STATED PROBLEM =>
Exactly repeat the material, dropping every picture from the copy.

STORED DATA =>
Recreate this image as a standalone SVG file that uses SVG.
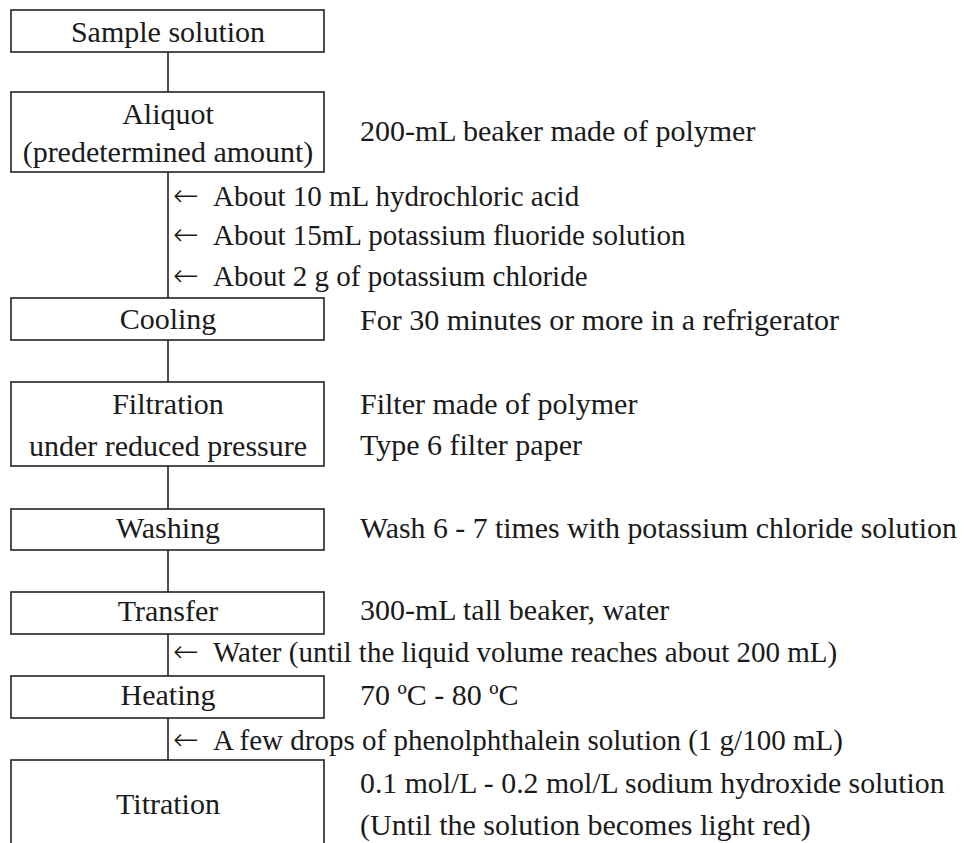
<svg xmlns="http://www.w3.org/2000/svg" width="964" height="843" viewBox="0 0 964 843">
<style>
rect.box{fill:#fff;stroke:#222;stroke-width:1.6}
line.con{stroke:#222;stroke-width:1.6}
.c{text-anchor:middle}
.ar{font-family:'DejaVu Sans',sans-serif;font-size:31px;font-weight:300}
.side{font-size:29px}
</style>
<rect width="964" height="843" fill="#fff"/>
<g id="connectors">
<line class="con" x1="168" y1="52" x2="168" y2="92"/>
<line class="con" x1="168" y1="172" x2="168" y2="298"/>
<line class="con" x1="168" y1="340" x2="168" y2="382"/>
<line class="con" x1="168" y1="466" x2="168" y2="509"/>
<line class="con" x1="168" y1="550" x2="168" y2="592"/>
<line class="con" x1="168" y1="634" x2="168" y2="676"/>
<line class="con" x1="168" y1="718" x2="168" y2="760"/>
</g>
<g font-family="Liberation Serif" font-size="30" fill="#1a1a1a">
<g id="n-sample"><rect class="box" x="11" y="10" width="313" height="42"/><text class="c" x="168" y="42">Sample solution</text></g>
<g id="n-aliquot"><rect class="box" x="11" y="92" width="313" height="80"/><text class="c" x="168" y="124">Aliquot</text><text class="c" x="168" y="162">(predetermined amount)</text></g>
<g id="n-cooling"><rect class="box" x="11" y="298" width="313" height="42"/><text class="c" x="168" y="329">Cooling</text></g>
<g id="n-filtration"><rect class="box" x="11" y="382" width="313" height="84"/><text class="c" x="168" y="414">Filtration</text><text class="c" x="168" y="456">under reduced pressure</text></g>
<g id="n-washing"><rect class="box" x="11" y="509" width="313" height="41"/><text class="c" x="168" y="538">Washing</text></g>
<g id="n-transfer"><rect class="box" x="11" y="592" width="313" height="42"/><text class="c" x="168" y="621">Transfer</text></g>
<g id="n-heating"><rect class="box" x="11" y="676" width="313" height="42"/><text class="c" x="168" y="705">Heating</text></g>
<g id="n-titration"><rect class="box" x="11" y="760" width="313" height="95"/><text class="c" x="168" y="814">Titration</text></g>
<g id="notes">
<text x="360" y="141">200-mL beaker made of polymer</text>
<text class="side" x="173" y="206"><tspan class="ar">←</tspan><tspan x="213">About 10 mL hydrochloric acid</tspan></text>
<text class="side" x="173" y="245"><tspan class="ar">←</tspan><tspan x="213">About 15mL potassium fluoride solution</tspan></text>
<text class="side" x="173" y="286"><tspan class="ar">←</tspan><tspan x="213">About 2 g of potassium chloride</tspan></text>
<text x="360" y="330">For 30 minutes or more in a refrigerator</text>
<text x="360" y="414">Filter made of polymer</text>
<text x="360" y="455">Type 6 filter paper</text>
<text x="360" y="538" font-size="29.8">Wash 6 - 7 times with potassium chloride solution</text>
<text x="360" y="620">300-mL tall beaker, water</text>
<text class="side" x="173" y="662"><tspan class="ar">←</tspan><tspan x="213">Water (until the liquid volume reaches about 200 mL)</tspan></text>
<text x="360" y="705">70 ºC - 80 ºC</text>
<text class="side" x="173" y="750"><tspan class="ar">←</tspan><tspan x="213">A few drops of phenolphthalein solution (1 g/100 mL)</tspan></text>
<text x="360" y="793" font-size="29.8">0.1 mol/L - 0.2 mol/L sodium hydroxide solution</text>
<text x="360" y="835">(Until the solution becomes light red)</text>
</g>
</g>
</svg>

SOLUTION FOR THIS EXERCISE =>
Recreate this image as a standalone SVG file that uses SVG.
<svg xmlns="http://www.w3.org/2000/svg" width="964" height="843" viewBox="0 0 964 843">
<style>
rect.box{fill:#fff;stroke:#222;stroke-width:1.6}
line.con{stroke:#222;stroke-width:1.6}
.c{text-anchor:middle}
.ar{font-family:'DejaVu Sans',sans-serif;font-size:31px;font-weight:300}
.side{font-size:29px}
</style>
<rect width="964" height="843" fill="#fff"/>
<g id="connectors">
<line class="con" x1="168" y1="52" x2="168" y2="92"/>
<line class="con" x1="168" y1="172" x2="168" y2="298"/>
<line class="con" x1="168" y1="340" x2="168" y2="382"/>
<line class="con" x1="168" y1="466" x2="168" y2="509"/>
<line class="con" x1="168" y1="550" x2="168" y2="592"/>
<line class="con" x1="168" y1="634" x2="168" y2="676"/>
<line class="con" x1="168" y1="718" x2="168" y2="760"/>
</g>
<g font-family="Liberation Serif" font-size="30" fill="#1a1a1a">
<g id="n-sample"><rect class="box" x="11" y="10" width="313" height="42"/><text class="c" x="168" y="42">Sample solution</text></g>
<g id="n-aliquot"><rect class="box" x="11" y="92" width="313" height="80"/><text class="c" x="168" y="124">Aliquot</text><text class="c" x="168" y="162">(predetermined amount)</text></g>
<g id="n-cooling"><rect class="box" x="11" y="298" width="313" height="42"/><text class="c" x="168" y="329">Cooling</text></g>
<g id="n-filtration"><rect class="box" x="11" y="382" width="313" height="84"/><text class="c" x="168" y="414">Filtration</text><text class="c" x="168" y="456">under reduced pressure</text></g>
<g id="n-washing"><rect class="box" x="11" y="509" width="313" height="41"/><text class="c" x="168" y="538">Washing</text></g>
<g id="n-transfer"><rect class="box" x="11" y="592" width="313" height="42"/><text class="c" x="168" y="621">Transfer</text></g>
<g id="n-heating"><rect class="box" x="11" y="676" width="313" height="42"/><text class="c" x="168" y="705">Heating</text></g>
<g id="n-titration"><rect class="box" x="11" y="760" width="313" height="95"/><text class="c" x="168" y="814">Titration</text></g>
<g id="notes">
<text x="360" y="141">200-mL beaker made of polymer</text>
<text class="side" x="173" y="206"><tspan class="ar">←</tspan><tspan x="213">About 10 mL hydrochloric acid</tspan></text>
<text class="side" x="173" y="245"><tspan class="ar">←</tspan><tspan x="213">About 15mL potassium fluoride solution</tspan></text>
<text class="side" x="173" y="286"><tspan class="ar">←</tspan><tspan x="213">About 2 g of potassium chloride</tspan></text>
<text x="360" y="330">For 30 minutes or more in a refrigerator</text>
<text x="360" y="414">Filter made of polymer</text>
<text x="360" y="455">Type 6 filter paper</text>
<text x="360" y="538" font-size="29.8">Wash 6 - 7 times with potassium chloride solution</text>
<text x="360" y="620">300-mL tall beaker, water</text>
<text class="side" x="173" y="662"><tspan class="ar">←</tspan><tspan x="213">Water (until the liquid volume reaches about 200 mL)</tspan></text>
<text x="360" y="705">70 ºC - 80 ºC</text>
<text class="side" x="173" y="750"><tspan class="ar">←</tspan><tspan x="213">A few drops of phenolphthalein solution (1 g/100 mL)</tspan></text>
<text x="360" y="793" font-size="29.8">0.1 mol/L - 0.2 mol/L sodium hydroxide solution</text>
<text x="360" y="835">(Until the solution becomes light red)</text>
</g>
</g>
</svg>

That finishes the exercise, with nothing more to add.